Meituan Instant Logistics: Distributed System Architecture and Practices
The article details Meituan's five‑year evolution of its instant logistics platform, describing the distributed high‑concurrency architecture, AI‑driven optimization, scalability and fault‑tolerance techniques, and future challenges in micro‑service and unit‑based operations.
Meituan's instant logistics has grown over five years, accumulating experience in building distributed high‑concurrency systems that must tolerate near‑zero failures and low latency while handling massive order and rider scales.
The platform focuses on three core goals: providing SLA guarantees such as ETA and pricing, matching riders under cost‑efficiency‑experience trade‑offs, and offering rider‑side decision support like voice interaction and route recommendation.
To support these goals, Meituan evolved from vertical services to layered services and finally to micro‑services, emphasizing gradual evolution rather than premature design.
Key components of the distributed architecture include HLB for front‑end load balancing, OCTO for service registration, discovery, load balancing and fault tolerance, message queues (Kafka, RabbitMQ), Zebra for distributed database access, CAT for monitoring, Squirrel+Cellar for caching, and Crane for task scheduling.
Scalability challenges such as stateful node expansion and hotspot mitigation were addressed by converting stateful nodes to stateless ones and leveraging parallel computation for rapid scaling.
Data consistency across databases and caches is ensured by Databus, a high‑availability, low‑latency pipeline that captures binlog changes and propagates them to downstream stores like Elasticsearch.

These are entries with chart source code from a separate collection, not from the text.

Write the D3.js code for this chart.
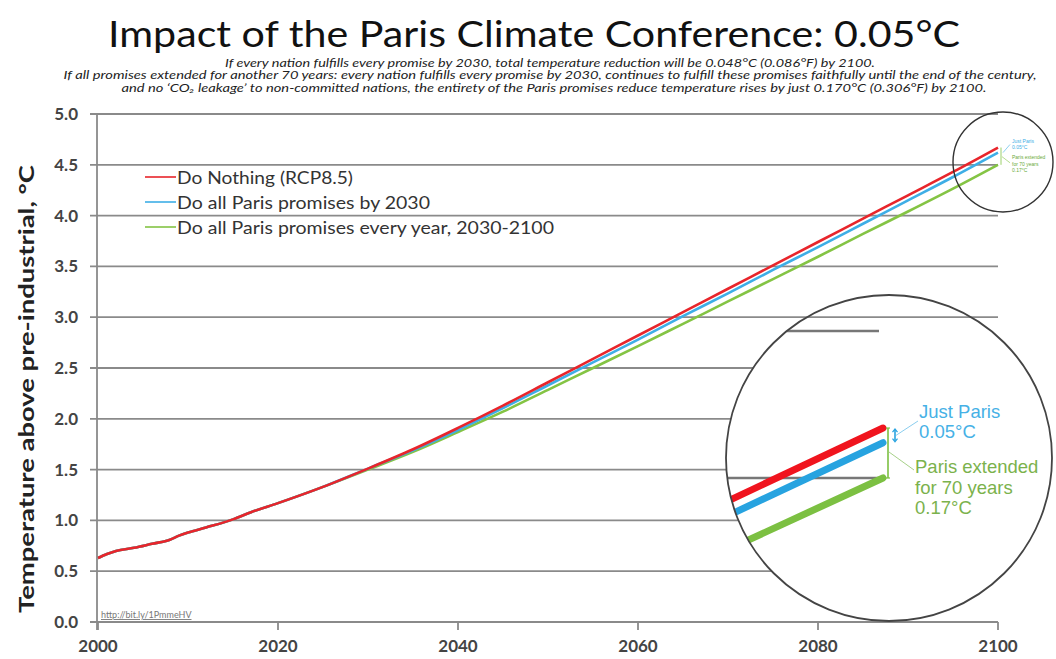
<!DOCTYPE html>
<html>
<head>
<meta charset="utf-8">
<script src="https://cdn.jsdelivr.net/npm/d3@7"></script>
<style>
  html, body { margin: 0; padding: 0; background: #fff; }
  svg { display: block; }
</style>
</head>
<body>
<svg id="chart" width="1056" height="659"></svg>
<script>
// ---------------- DATA ----------------
const years = [2000,2001,2002,2004,2006,2008,2009,2010,2012,2015,2017,2020,2025,2030,2035,2040,2045,2050,2055,2060,2065,2070,2075,2080,2085,2090,2095,2100];
const doNothing = [0.63,0.67,0.70,0.73,0.77,0.81,0.85,0.88,0.93,1.01,1.08,1.17,1.33,1.51,1.70,1.91,2.13,2.36,2.59,2.82,3.05,3.28,3.51,3.74,3.97,4.20,4.43,4.67];
const paris2030 = [0.63,0.67,0.70,0.73,0.77,0.81,0.85,0.88,0.93,1.01,1.08,1.17,1.33,1.51,1.69,1.89,2.105,2.33,2.555,2.78,3.01,3.235,3.465,3.69,3.92,4.15,4.38,4.62];
const parisEvery = [0.63,0.67,0.70,0.73,0.77,0.81,0.85,0.88,0.93,1.01,1.08,1.17,1.33,1.50,1.675,1.87,2.07,2.285,2.50,2.715,2.935,3.155,3.375,3.595,3.82,4.04,4.265,4.50];

const seriesNames = ["Do Nothing (RCP8.5)", "Do all Paris promises by 2030", "Do all Paris promises every year, 2030-2100"];
const seriesColors = ["#e8252b", "#3eaee6", "#84c444"];
const insetColors = ["#f0141e", "#27a3e0", "#7cc042"];

const yTicks = [0,0.5,1,1.5,2,2.5,3,3.5,4,4.5,5];
const xTicks = [2000,2020,2040,2060,2080,2100];
const insetGrid = [4.5, 5.0];

const titleText = "Impact of the Paris Climate Conference: 0.05°C";
const subLines = [
  "If every nation fulfills every promise by 2030, total temperature reduction will be 0.048°C (0.086°F) by 2100.",
  "If all promises extended for another 70 years: every nation fulfills every promise by 2030, continues to fulfill these promises faithfully until the end of the century,",
  "and no ‘CO₂ leakage’ to non-committed nations, the entirety of the Paris promises reduce temperature rises by just 0.170°C (0.306°F) by 2100."
];
const yTitle = "Temperature above pre-industrial, °C";
const sourceText = "http://bit.ly/1PmmeHV";
const justParis = ["Just Paris", "0.05°C"];
const extended = ["Paris extended", "for 70 years", "0.17°C"];

// ---------------- LAYOUT ----------------
const svg = d3.select("#chart");
const font = "Lato, 'Open Sans', sans-serif";
const x = d3.scaleLinear().domain([2000, 2100]).range([98, 998]);
const y = d3.scaleLinear().domain([0, 5]).range([622, 114]);

const series = [doNothing, paris2030, parisEvery].map((vals, i) => ({
  name: seriesNames[i], color: seriesColors[i], inset: insetColors[i],
  pts: years.map((yr, j) => ({year: yr, v: vals[j]}))
}));

// Title
svg.append("text").attr("x", 534).attr("y", 47).attr("text-anchor", "middle")
  .attr("font-family", font).attr("font-size", 36).attr("fill", "#111")
  .attr("textLength", 852).attr("lengthAdjust", "spacingAndGlyphs")
  .text(titleText);

const subW = [650, 973, 865];
const subX = [550, 550, 554];
const subY = [67, 79, 92];
subLines.forEach((t, i) => {
  svg.append("text").attr("x", subX[i]).attr("y", subY[i]).attr("text-anchor", "middle")
    .attr("font-family", font).attr("font-size", 10.5).attr("font-style", "italic").attr("fill", "#222")
    .attr("textLength", subW[i]).attr("lengthAdjust", "spacingAndGlyphs")
    .text(t);
});

// Gridlines
svg.append("g").selectAll("line").data(yTicks).join("line")
  .attr("x1", 90).attr("x2", x(2100))
  .attr("y1", d => y(d)).attr("y2", d => y(d))
  .attr("stroke", "#8a8a8a").attr("stroke-width", 1.8);

// Y axis line
svg.append("line").attr("x1", x(2000) - 1).attr("x2", x(2000) - 1)
  .attr("y1", y(5)).attr("y2", y(0) + 8).attr("stroke", "#8a8a8a").attr("stroke-width", 1.8);

// X ticks
svg.append("g").selectAll("line").data(xTicks).join("line")
  .attr("x1", d => x(d)).attr("x2", d => x(d)).attr("y1", y(0)).attr("y2", y(0) + 8)
  .attr("stroke", "#8a8a8a").attr("stroke-width", 1.8);

// Tick labels
svg.append("g").selectAll("text").data(yTicks).join("text")
  .attr("x", 78).attr("y", d => y(d)).attr("dy", "0.35em").attr("text-anchor", "end")
  .attr("font-family", font).attr("font-weight", "bold").attr("font-size", 17).attr("fill", "#444")
  .text(d => d3.format(".1f")(d));
svg.append("g").selectAll("text").data(xTicks).join("text")
  .attr("x", d => x(d)).attr("y", 652).attr("text-anchor", "middle")
  .attr("font-family", font).attr("font-weight", "bold").attr("font-size", 17).attr("fill", "#444")
  .text(d => d);

// Y title
svg.append("text").attr("transform", "translate(34," + 389 + ") rotate(-90)")
  .attr("text-anchor", "middle").attr("font-family", font).attr("font-weight", "bold")
  .attr("font-size", 21).attr("fill", "#222")
  .attr("textLength", 448).attr("lengthAdjust", "spacingAndGlyphs")
  .text(yTitle);

// Source
svg.append("text").attr("x", 101).attr("y", 618).attr("font-family", font).attr("font-size", 9)
  .attr("fill", "#777").attr("text-decoration", "underline").text(sourceText);

// Main lines
const line = d3.line().x(d => x(d.year)).y(d => y(d.v)).curve(d3.curveMonotoneX);
svg.append("g").selectAll("path").data(series.slice().reverse()).join("path")
  .attr("d", d => line(d.pts)).attr("fill", "none")
  .attr("stroke", d => d.color).attr("stroke-width", 2.6);

// Legend
const legW = [176, 253, 377];
const leg = svg.append("g");
series.forEach((s, i) => {
  const ly = 177 + i * 25;
  leg.append("line").attr("x1", 145).attr("x2", 176).attr("y1", ly).attr("y2", ly)
    .attr("stroke", s.color).attr("stroke-width", 1.6);
  leg.append("text").attr("x", 177).attr("y", ly).attr("dy", "0.38em")
    .attr("font-family", font).attr("font-size", 18).attr("fill", "#333")
    .attr("textLength", legW[i]).attr("lengthAdjust", "spacingAndGlyphs").text(s.name);
});

// Small circle (top right) with mini annotations
const sc = {cx: 1003, cy: 162, r: 50};
svg.append("circle").attr("cx", sc.cx).attr("cy", sc.cy).attr("r", sc.r)
  .attr("fill", "none").attr("stroke", "#333").attr("stroke-width", 1.4);
const ex = x(2100);
svg.append("line").attr("x1", ex + 3).attr("x2", ex + 3)
  .attr("y1", y(doNothing[doNothing.length-1])).attr("y2", y(parisEvery[parisEvery.length-1]))
  .attr("stroke", seriesColors[2]).attr("stroke-width", 0.8);
svg.append("line").attr("x1", ex + 5).attr("x2", ex + 12).attr("y1", y(4.62)).attr("y2", y(4.7))
  .attr("stroke", seriesColors[1]).attr("stroke-width", 0.6);
svg.append("line").attr("x1", ex + 4).attr("x2", ex + 12).attr("y1", y(4.58)).attr("y2", y(4.52))
  .attr("stroke", seriesColors[2]).attr("stroke-width", 0.6);
justParis.forEach((t, i) => svg.append("text").attr("x", 1012).attr("y", 143 + i * 6)
  .attr("font-family", "'Liberation Sans', Arial, sans-serif").attr("font-size", 5).attr("fill", seriesColors[1]).text(t));
extended.forEach((t, i) => svg.append("text").attr("x", 1012).attr("y", 159 + i * 6.5)
  .attr("font-family", "'Liberation Sans', Arial, sans-serif").attr("font-size", 5).attr("fill", "#6aaa3a").text(t));

// Big inset circle
const bc = {cx: 889, cy: 458, r: 163};
const defs = svg.append("defs");
defs.append("clipPath").attr("id", "insetClip").append("circle")
  .attr("cx", bc.cx).attr("cy", bc.cy).attr("r", bc.r);
defs.append("clipPath").attr("id", "fillClip").append("rect")
  .attr("x", 0).attr("y", 322).attr("width", 1056).attr("height", 400);

svg.append("circle").attr("cx", bc.cx).attr("cy", bc.cy).attr("r", bc.r)
  .attr("fill", "#fff").attr("clip-path", "url(#fillClip)");

const ix = d3.scaleLinear().domain([2094, 2100]).range([703, 883]);
const iy = d3.scaleLinear().domain([4.0, 5.0]).range([625, 331]);
const ins = svg.append("g").attr("clip-path", "url(#insetClip)");
ins.selectAll("line").data(insetGrid).join("line")
  .attr("x1", 600).attr("x2", ix(2100) - 4)
  .attr("y1", d => iy(d)).attr("y2", d => iy(d))
  .attr("stroke", "#777").attr("stroke-width", 2.6);
const iline = d3.line().x(d => ix(d.year)).y(d => iy(d.v));
ins.selectAll("path").data(series.slice().reverse()).join("path")
  .attr("d", d => iline(d.pts.filter(p => p.year >= 2085))).attr("fill", "none")
  .attr("stroke", d => d.inset).attr("stroke-width", 7).attr("stroke-linecap", "round");

svg.append("circle").attr("cx", bc.cx).attr("cy", bc.cy).attr("r", bc.r)
  .attr("fill", "none").attr("stroke", "#444").attr("stroke-width", 1.8);

// Inset annotations
const endR = iy(doNothing[doNothing.length-1]);
const endB = iy(paris2030[paris2030.length-1]);
const endG = iy(parisEvery[parisEvery.length-1]);
const gxB = ix(2100) + 5;
svg.append("line").attr("x1", gxB).attr("x2", gxB).attr("y1", endR).attr("y2", endG)
  .attr("stroke", "#7cc042").attr("stroke-width", 1.6);
[endR, endG].forEach(v => svg.append("line").attr("x1", gxB - 2).attr("x2", gxB + 2)
  .attr("y1", v).attr("y2", v).attr("stroke", "#7cc042").attr("stroke-width", 1.2));
const axB = ix(2100) + 12;
svg.append("line").attr("x1", axB).attr("x2", axB).attr("y1", endR + 2).attr("y2", endB - 2)
  .attr("stroke", "#27a3e0").attr("stroke-width", 1.6);
[[endR + 1, 1], [endB - 1, -1]].forEach(([v, s]) => svg.append("path")
  .attr("d", `M${axB - 2.5},${v + 3 * s} L${axB},${v} L${axB + 2.5},${v + 3 * s}`)
  .attr("fill", "none").attr("stroke", "#27a3e0").attr("stroke-width", 1.2));
svg.append("line").attr("x1", axB + 1).attr("x2", 918).attr("y1", (endR + endB) / 2).attr("y2", 421)
  .attr("stroke", "#6cc0ea").attr("stroke-width", 0.8);
svg.append("line").attr("x1", gxB + 1).attr("x2", 914).attr("y1", 452).attr("y2", 470)
  .attr("stroke", "#8fc46a").attr("stroke-width", 0.8);

justParis.forEach((t, i) => svg.append("text").attr("x", 919).attr("y", 418 + i * 19.5)
  .attr("font-family", "'Liberation Sans', Arial, sans-serif").attr("font-size", 18.5).attr("fill", "#46b1e6").text(t));
extended.forEach((t, i) => svg.append("text").attr("x", 915).attr("y", 473 + i * 20.5)
  .attr("font-family", "'Liberation Sans', Arial, sans-serif").attr("font-size", 18.5).attr("fill", "#7bb24c").text(t));
</script>
</body>
</html>
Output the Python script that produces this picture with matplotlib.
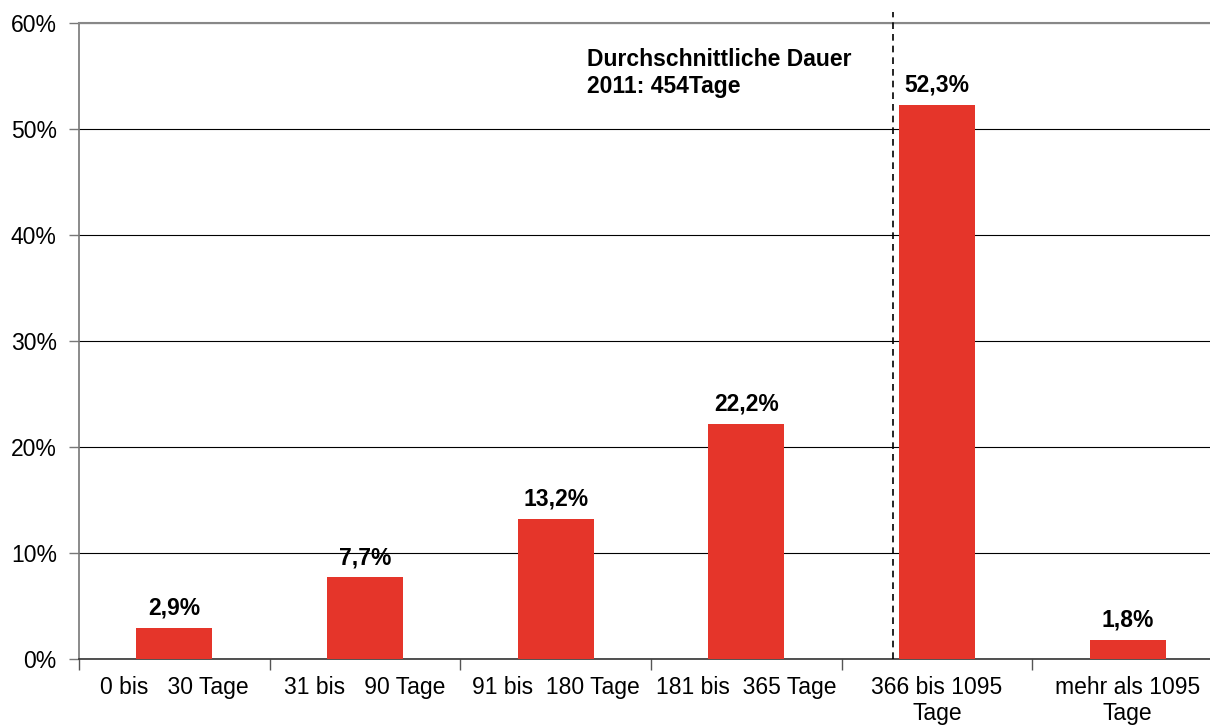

High availability is maintained through pre‑emptive full‑stack stress testing, periodic health checks, chaos engineering (service, machine, component failures), real‑time anomaly alerts (performance, business metrics, availability), rapid fault isolation (single‑machine, cluster, IDC, component, service), and post‑incident rollback, throttling, circuit‑breaking, and fallback mechanisms.
Deployment strategies include rapid single‑IDC failover with automatic traffic switching, pre‑synchronised data and services for quick scaling, and multi‑IDC virtual centers that treat groups of IDC as a single partition for elastic capacity.
Unit‑based deployment further refines disaster recovery and scaling by routing traffic based on regions or cities, handling cross‑region data latency, and enabling swift SET failover.
AI capabilities are consolidated in a machine‑learning platform for model training and deployment, and the JARVIS AIOps platform improves incident handling by de‑duplicating alerts and automating fault analysis.
Future challenges include managing the complexity of expanded micro‑services, mitigating network amplification from latency, accelerating fault localisation in intricate topologies, and transitioning operational practices from cluster‑level to unit‑level management.